Maximizing the blue economy’s impact requires integration into broader global climate change and biodiversity initiatives. The United Nations Framework Convention on Climate Change (UNFCCC) and the Convention on Biological Diversity (CBD) provide platforms for international cooperation.
Pursuing a sustainable and resilient blue economy can significantly accelerate efforts to meet the targets of the Paris Agreement and the recently adopted Kunming-Montreal Global Biodiversity Framework. Coastal and marine ecosystems such as mangrove forests, seagrass meadows, and salt marshes act as highly efficient carbon sinks and provide terrestrial and marine species habitats.
Therefore, conserving and restoring these ecosystems will mitigate greenhouse gas emissions and conserve biodiversity. They also offer co-benefits for climate adaptation by acting as natural barriers against sea-level rise, storm surges, and tropical cyclones.

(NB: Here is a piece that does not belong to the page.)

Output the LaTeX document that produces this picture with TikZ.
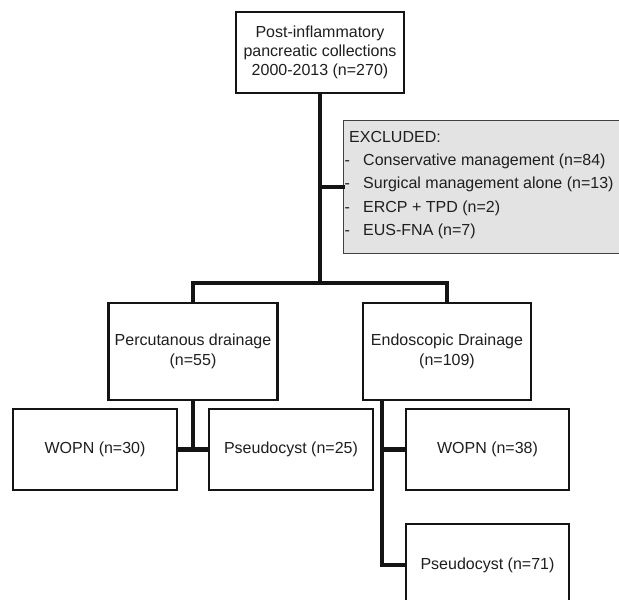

The ocean can also provide a significant source of renewable energy through wind, tidal, and wave energy. These clean and sustainable sources complement land-based renewable energy sources, which would be particularly effective for land-scarce countries such as India.
India’s bold new initiatives
Mindful of unparalleled opportunities for growth and challenges in the maritime domain, several countries have released their strategies for developing and/ or expanding their blue economy in recent years. India, too, has launched several bold new initiatives to promote the development of the national blue economy, such as the Sagarmala initiative, launched in 2016, for fostering port-led development; the Pradhan Mantri Matsya Sampada Yojana, established in 2020, to bring about a ‘Blue Revolution’ through sustainable and responsible development of the fisheries sector; the Deep Ocean Mission, for understanding and mapping the deep-sea environment; and a comprehensive Maritime India Vision 2030, launched in 2021, under the Ministry of Ports, Shipping, and Waterways.

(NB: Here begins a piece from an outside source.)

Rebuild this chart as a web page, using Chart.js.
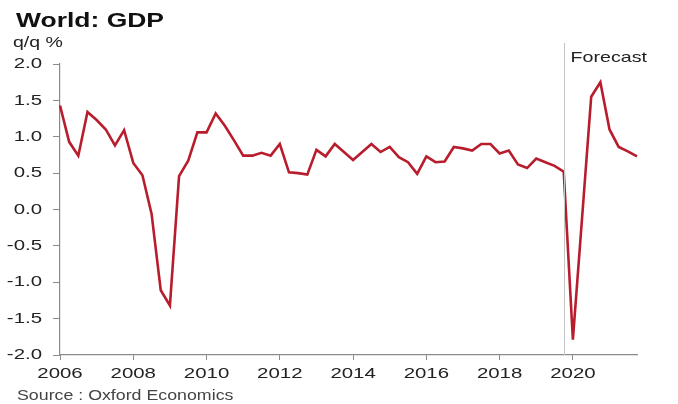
<!DOCTYPE html>
<html>
<head>
<meta charset="utf-8">
<title>World: GDP</title>
<script src="https://cdn.jsdelivr.net/npm/chart.js@4/dist/chart.umd.min.js"></script>
<style>
    html, body { margin: 0; padding: 0; background: #fff; }
    #wrap { position: relative; width: 678px; height: 404px; overflow: hidden; }
    #wrap canvas { position: absolute; left: 0; top: 0; }
    .txt { position: absolute; white-space: nowrap; font-family: "Liberation Sans", Arial, sans-serif; transform-origin: 0 0; }
    #title { left: 16px; top: 9px; font-size: 21px; line-height: 21px; font-weight: bold; color: #111; transform: scaleX(1.26); }
    #unit { left: 13px; top: 34px; font-size: 15px; line-height: 15px; color: #222; transform: scaleX(1.3); }
    #source { left: 17px; top: 388px; font-size: 14px; line-height: 14px; color: #444; transform: scaleX(1.27); }
</style>
</head>
<body>
<div id="wrap">
    <canvas id="chart" width="678" height="404"></canvas>
    <div class="txt" id="title">World: GDP</div>
    <div class="txt" id="unit">q/q %</div>
    <div class="txt" id="source">Source : Oxford Economics</div>
</div>
<script>
(function () {
    "use strict";

    // Trimestres 2006 T1 .. 2021 T4
    var years = [2006, 2007, 2008, 2009, 2010, 2011, 2012, 2013, 2014, 2015, 2016, 2017, 2018, 2019, 2020, 2021];
    var quarters = ["Q1", "Q2", "Q3", "Q4"];
    var tickYears = [2006, 2008, 2010, 2012, 2014, 2016, 2018, 2020];
    var yTicks = [-2.0, -1.5, -1.0, -0.5, 0.0, 0.5, 1.0, 1.5, 2.0];

    // PIB mundial, variação trimestral (%) – histórico até 2019 T4
    var gdpActual = [
        1.43, 0.93, 0.74, 1.34, 1.23, 1.10, 0.88, 1.09,
        0.64, 0.47, -0.06, -1.11, -1.32, 0.46, 0.67, 1.06,
        1.06, 1.32, 1.15, 0.95, 0.74, 0.74, 0.78, 0.74,
        0.90, 0.51, 0.50, 0.48, 0.82, 0.73, 0.90, 0.79,
        0.68, 0.79, 0.90, 0.79, 0.86, 0.72, 0.65, 0.49,
        0.73, 0.65, 0.66, 0.86, 0.84, 0.81, 0.90, 0.90,
        0.77, 0.81, 0.62, 0.57, 0.70, 0.65, 0.60, 0.52
    ];
    // previsão 2020 T1 .. 2021 T4
    var gdpForecast = [-1.79, -0.12, 1.55, 1.75, 1.10, 0.86, 0.80, 0.73];

    var FORECAST_AT = gdpActual.length - 1;
    var RED = "#b81d2d";
    var AXIS = "#8a8a8a";
    var FONT = "Liberation Sans, Arial, sans-serif";
    var STRETCH = 1.36; // fonte “larga” dos rótulos

    var labels = [];
    years.forEach(function (y) {
        quarters.forEach(function (q) { labels.push(y + " " + q); });
    });
    var values = gdpActual.concat(gdpForecast);

    function wideText(ctx, text, x, y, align, sx) {
        ctx.save();
        ctx.translate(x, y);
        ctx.scale(sx, 1);
        ctx.textAlign = align;
        ctx.fillText(text, 0, 0);
        ctx.restore();
    }

    // rótulos dos eixos desenhados esticados na horizontal
    var axisLabels = {
        id: "axisLabels",
        afterDraw: function (chart) {
            var ctx = chart.ctx;
            var xs = chart.scales.x, ys = chart.scales.y;
            ctx.save();
            ctx.fillStyle = "#222";
            ctx.font = "15px " + FONT;
            ctx.textBaseline = "middle";
            ys.ticks.forEach(function (t, i) {
                wideText(ctx, t.label, 42, ys.getPixelForTick(i), "right", STRETCH);
            });
            xs.ticks.forEach(function (t, i) {
                if (t.label === null || t.label === undefined) return;
                wideText(ctx, t.label, xs.getPixelForTick(i), 374, "center", STRETCH);
            });
            ctx.restore();
        }
    };

    // linha vertical + rótulo "Forecast"
    var forecastPlugin = {
        id: "forecast",
        afterDatasetsDraw: function (chart) {
            var ctx = chart.ctx;
            var x = Math.round(chart.scales.x.getPixelForValue(FORECAST_AT)) + 0.5;
            var bottom = chart.chartArea.bottom;
            ctx.save();
            ctx.strokeStyle = "#c4c4c4";
            ctx.lineWidth = 1;
            ctx.beginPath();
            ctx.moveTo(x, 43);
            ctx.lineTo(x, bottom);
            ctx.stroke();
            ctx.fillStyle = "#222";
            ctx.font = "15px " + FONT;
            ctx.textBaseline = "alphabetic";
            wideText(ctx, "Forecast", x + 6, 62, "left", 1.31);
            ctx.restore();
        }
    };

    new Chart(document.getElementById("chart"), {
        type: "line",
        data: {
            labels: labels,
            datasets: [{
                data: values,
                borderColor: RED,
                borderWidth: 2.6,
                pointRadius: 0,
                tension: 0,
                fill: false
            }]
        },
        options: {
            responsive: false,
            animation: false,
            devicePixelRatio: 1,
            layout: { padding: { left: 0, right: 41, top: 64, bottom: 0 } },
            plugins: { legend: { display: false }, tooltip: { enabled: false } },
            scales: {
                x: {
                    type: "category",
                    offset: false,
                    border: { display: true, color: AXIS, width: 1.2 },
                    grid: { display: true, drawOnChartArea: false, drawTicks: true, tickLength: 5, color: AXIS },
                    ticks: {
                        display: false,
                        autoSkip: false,
                        maxRotation: 0,
                        callback: function (v, i) {
                            var parts = labels[i].split(" ");
                            var y = parseInt(parts[0], 10);
                            return (parts[1] === "Q1" && tickYears.indexOf(y) >= 0) ? String(y) : null;
                        }
                    },
                    afterFit: function (s) { s.height = 49; }
                },
                y: {
                    min: yTicks[0],
                    max: yTicks[yTicks.length - 1],
                    border: { display: true, color: AXIS, width: 1.2 },
                    grid: { display: true, drawOnChartArea: false, drawTicks: true, tickLength: 7, color: AXIS },
                    afterBuildTicks: function (s) {
                        s.ticks = yTicks.map(function (v) { return { value: v }; });
                    },
                    ticks: {
                        display: false,
                        callback: function (v) { return Number(v).toFixed(1); }
                    },
                    afterFit: function (s) { s.width = 60; }
                }
            }
        },
        plugins: [axisLabels, forecastPlugin]
    });
})();
</script>
</body>
</html>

India adopted the Coastal Regulation Zone (CRZ) notification to classify and better manage coastal regions and conserve ecologically sensitive coastal and marine areas, including ecosystems such as mangrove forests, coral reefs, and seagrass meadows. In 2022, India introduced an amendment to the Plastic Waste Management Rules banning select single-use plastic items. It introduced policies for Extended Producer Responsibility (EPR) in waste management as crucial steps towards combating plastic pollution, including the marine environment.
India has also actively promoted blue economy in international forums and forged new partnerships. As part of India’s G20 Presidency, the blue economy is a key priority under the Environment and Climate Sustainability Working Group to promote sustainable and equitable economic development through the ocean and its resources.

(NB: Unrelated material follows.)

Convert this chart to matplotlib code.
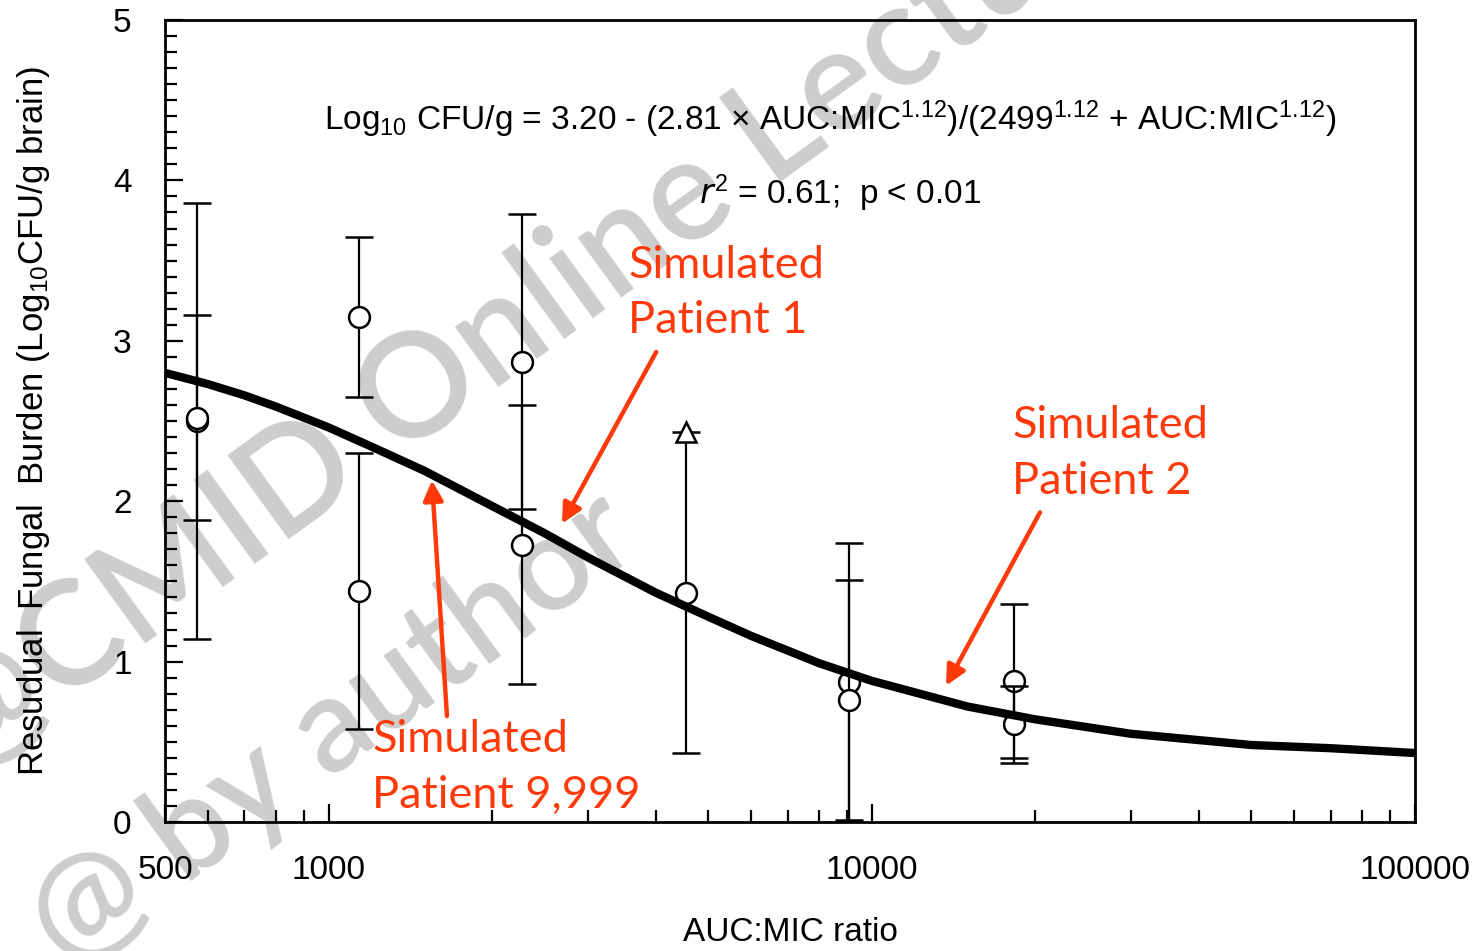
import matplotlib
matplotlib.use('Agg')
import matplotlib.pyplot as plt
from matplotlib.ticker import FixedLocator, LogLocator, MultipleLocator, NullFormatter

plt.rcParams['mathtext.default'] = 'regular'

# ---------------- data ----------------
group_x = [573, 1140, 2270, 4550, 9080, 18280]
mean_a = [2.50, 3.15, 2.87, 1.43, 0.87, 0.88]
sd_a = [1.36, 0.50, 0.92, 1.00, 0.87, 0.48]

x_b = [573, 1140, 2270, 9080, 18280]
mean_b = [2.52, 1.44, 1.73, 0.76, 0.61]
sd_b = [0.64, 0.86, 0.87, 0.75, 0.24]

tri_x = [4550]
tri_y = [2.43]

curve_x = [500, 600, 700, 800, 1000, 1200, 1500, 2000, 2500, 3000, 4000, 5000,
           6000, 8000, 10000, 15000, 20000, 30000, 50000, 70000, 100000]
curve_y = [2.80, 2.73, 2.66, 2.59, 2.46, 2.34, 2.19, 1.97, 1.80, 1.65, 1.43, 1.28,
           1.16, 0.99, 0.88, 0.72, 0.64, 0.55, 0.48, 0.46, 0.43]

xtick_vals = [500, 1000, 10000, 100000]
xtick_labels = ['500', '1000', '10000', '100000']
ytick_vals = [0, 1, 2, 3, 4, 5]
ytick_labels = ['0', '1', '2', '3', '4', '5']

equation = ('Log$_{10}$ CFU/g = 3.20 - (2.81 × AUC:MIC$^{1.12}$)/'
            '(2499$^{1.12}$ + AUC:MIC$^{1.12}$)')
stats_text = '$\\mathit{r}^{2}$ = 0.61;  p < 0.01'

ann_texts = ['Simulated\nPatient 1', 'Simulated\nPatient 2', 'Simulated\nPatient 9,999']
ann_text_xy = [(3560, 3.60), (18130, 2.60), (1203, 0.64)]
ann_head_xy = [(2690, 1.86), (13700, 0.85), (1550, 2.13)]
ann_tail_xy = [(4010, 2.93), (20400, 1.93), (1652, 0.66)]

watermark_1 = '@CMID Online Lecture'
watermark_2 = '@ by author'

# ---------------- figure ----------------
W, H = 1473, 951
fig = plt.figure(figsize=(W / 100, H / 100), dpi=100)
ax = fig.add_axes([165 / W, 1 - 822 / H, (1415 - 165) / W, (822 - 20) / H])
ax.patch.set_alpha(0)

narrow = ['Liberation Sans Narrow', 'Liberation Sans', 'DejaVu Sans']
red = '#ff3a0a'
wm_color = '#cdcdcd'

# watermark
fig.text(-40 / W, 1 - 778 / H, watermark_1, fontsize=104, color=wm_color,
         family='Lato', weight=600, rotation=36, rotation_mode='anchor',
         ha='left', va='baseline', zorder=-5)
fig.text(66 / W, 1 - 970 / H, watermark_2, fontsize=96, color=wm_color,
         family='Lato', weight=600, rotation=36, rotation_mode='anchor',
         ha='left', va='baseline', zorder=-5)

ax.set_xscale('log')
ax.set_xlim(500, 100000)
ax.set_ylim(0, 5)

# curve
ax.plot(curve_x, curve_y, color='black', lw=6, zorder=6, solid_capstyle='butt')

# error bars + markers
ax.errorbar(group_x, mean_a, yerr=sd_a, fmt='o', color='black', ecolor='black',
            elinewidth=1.6, capsize=10, capthick=1.6, ms=15, mfc='white',
            mec='black', mew=1.8, zorder=3)
ax.errorbar(x_b, mean_b, yerr=sd_b, fmt='o', color='black', ecolor='black',
            elinewidth=1.6, capsize=10, capthick=1.6, ms=15, mfc='white',
            mec='black', mew=1.8, zorder=4)
ax.plot(tri_x, tri_y, '^', ms=14, mfc='white', mec='black', mew=1.8, zorder=5)

# ticks
ax.xaxis.set_major_locator(FixedLocator(xtick_vals))
ax.set_xticklabels(xtick_labels)
ax.xaxis.set_minor_locator(LogLocator(base=10, subs=[2, 3, 4, 5, 6, 7, 8, 9]))
ax.xaxis.set_minor_formatter(NullFormatter())
ax.set_yticks(ytick_vals)
ax.set_yticklabels(ytick_labels)
ax.yaxis.set_minor_locator(MultipleLocator(0.1))

ax.tick_params(which='both', direction='in', top=False, right=False, width=1.6)
ax.tick_params(which='major', length=13)
ax.tick_params(which='minor', length=8.5)
ax.tick_params(axis='x', which='major', pad=24, labelsize=24)
ax.tick_params(axis='y', which='major', pad=24, labelsize=24)
for lab in ax.get_xticklabels() + ax.get_yticklabels():
    lab.set_family(narrow)

for sp in ax.spines.values():
    sp.set_linewidth(2)

ax.set_xlabel('AUC:MIC ratio', fontsize=24, family=narrow, labelpad=22)
ax.set_ylabel('Resudual  Fungal  Burden (Log$_{10}$CFU/g brain)', fontsize=25,
              family=narrow, labelpad=44)

# equation text
ax.text(0.532, 0.876, equation, transform=ax.transAxes, ha='center', va='center',
        fontsize=24, family=narrow)
ax.text(0.54, 0.784, stats_text, transform=ax.transAxes, ha='center', va='center',
        fontsize=24, family=narrow)

# annotations
for txt, txy, hxy, sxy in zip(ann_texts, ann_text_xy, ann_head_xy, ann_tail_xy):
    ax.text(txy[0], txy[1], txt, color=red, fontsize=32.5, family='Lato',
            ha='left', va='top', linespacing=1.45, zorder=7)
    ax.annotate('', xy=hxy, xytext=sxy,
                arrowprops=dict(arrowstyle='-|>', color=red, lw=3.2,
                                mutation_scale=30, shrinkA=0, shrinkB=0),
                zorder=7)

fig.savefig('out.png', dpi=100)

While the concept of a blue economy holds excellent promise, realizing its potential requires new financial resources and effective use of sustainable finance mechanisms to address ocean-related issues. Governments, international organizations, and the private sector must allocate funding towards blue economy initiatives, including scientific research, innovative technology development, sustainable practices implementation, and resilience against climate change.
Furthermore, leveraging sustainable finance mechanisms such as those under the UNFCCC and UN CBD can attract investment capital towards the ocean and blue economy-related projects, stimulating economic growth while advancing sustainability goals. Mobilizing such financial resources would require a clear signal from policymakers by prioritizing blue economy strategies and action plans. The work has begun at several national and international fora, but we must pledge to prioritize our blue frontiers this Oceans Day.